The rise of this national security state has entailed a vast expansion in the government’s powers that now touch every aspect of American life, even when seemingly unrelated to terrorism. Some 30,000 people, for example, are now employed exclusively to listen in on phone conversations and other communications within the United States.

….So we continue to stand in absurd airport lines. We continue to turn down the visa applications of hundreds of thousands of tourists, businessmen, artists and performers who simply want to visit America and spend money here, and become ambassadors of good will for this country. We continue to treat even those visitors who arrive with visas as hostile aliens — checking, searching and deporting people at will.

….We don’t look like people who have won a war.
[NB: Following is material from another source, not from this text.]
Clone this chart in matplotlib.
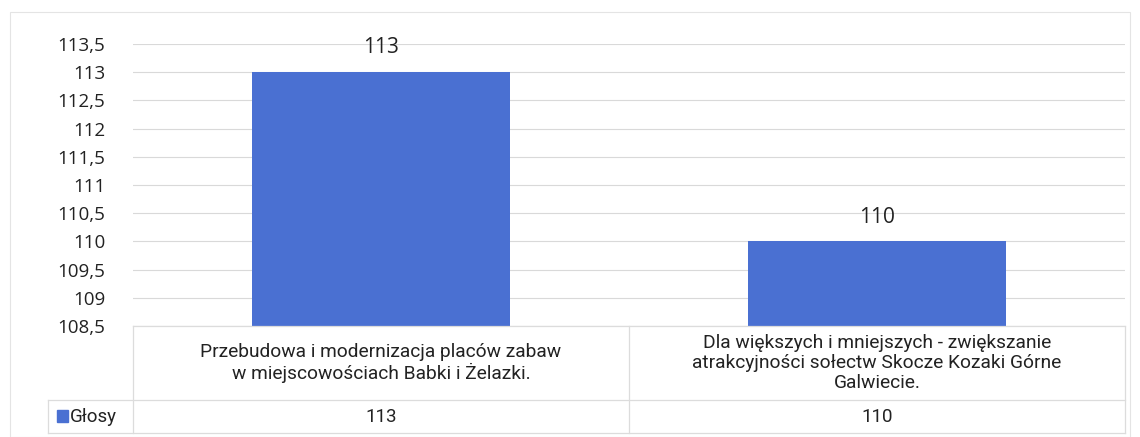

We look like scared, fearful, losers.

In a related vein, Glenn points to a column by the Miami Herald’s Edward Wasserman explaining why federal authorities don’t feel like they need to harass reporters about giving up their sources anymore:

As a national security representative told Lucy Dalglish, director of the Reporters Committee for Freedom of the Press, “We’re not going to subpoena reporters in the future. We don’t need to. We know who you’re talking to.”

Cue Glenn: “Just think about that: issuing subpoenas to journalists to force them to reveal their sources is now obsolete — unnecessary — because the U.S. Government’s Surveillance State is so vast, so comprehensive, that it already knows who is talking to whom.” Are you feeling safer yet?